Infection-resistant Catheter Plan Wins Y-Prize

Infection-resistant Catheter Plan Wins Y-Prize

The winning team of four undergraduates wants to reinvent the catheter using a special wrinkle printing technology created at Penn Engineering

The winners, from left: Ishir Seth, Tanvi Kapur, Beatriz Go, WenTao Zhang. (Photo: Michelle Eckert)

By Gwyneth K. Shaw

A plan for a new, improved catheter designed to stop costly — and deadly — infections at the source is the winner of this year’s $10,000 Y-Prize, awarded Jan. 28 to four Penn undergraduates. The team beat out three other finalists at the event.

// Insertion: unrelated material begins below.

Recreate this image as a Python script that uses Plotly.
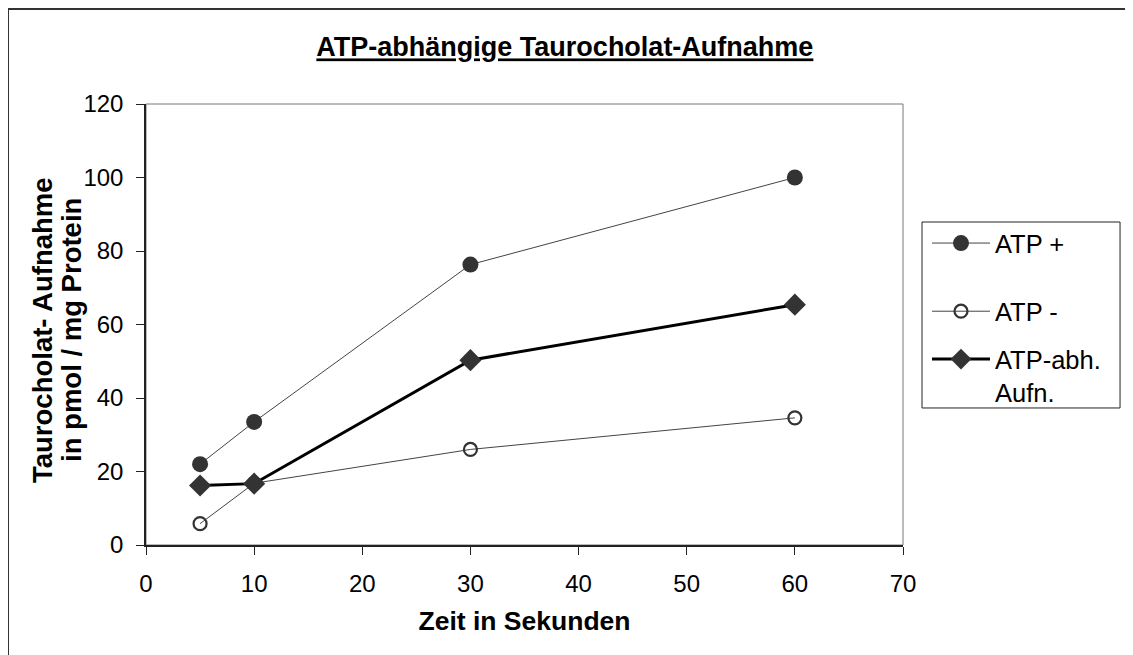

The students are Tanvi Kapur and Beatriz Go, both seniors at the Wharton School, and junior Ishir Seth and senior WenTao Zhang, in the Roy and Diana Vagelos Program in Life Science Management, a dual-degree program through the Wharton School and the College of Arts & Sciences.

Their company, Nosoco Technologies, gets the money and is also entered into the semi-final round of the Penn Startup Challenge later this year if the project meets that competition’s guidelines.

The Nosoco team, which came together at a table outside Wharton’s Huntsman Hall, had a personal reason for tackling the catheter problem, Kapur says: Zhang’s grandfather died from complications of a catheter-related infection.

“This is a huge problem in hospitals,” she says.

The Y-Prize is a collaboration between Penn Engineering, Wharton’s William and Phyllis Mack Institute for Innovation Management, Penn Wharton Entrepreneurship, and the Penn Center for Innovation. Applicants submit a video pitch explaining their idea, why it’s needed, and how they plan to make it happen.

Contestants had a choice this year between two Penn-grown technologies: roll-to-roll surface wrinkle printing and embodied logic. All four finalists chose the printing technology, which was invented by School of Engineering and Applied Science professors Daeyeon Lee and Kathleen Stebe, of the Department of Chemical and Biomolecular Engineering, Shu Yang, of the Department of Materials Science and Engineering, and Xu Zhang, a postdoc who works with them.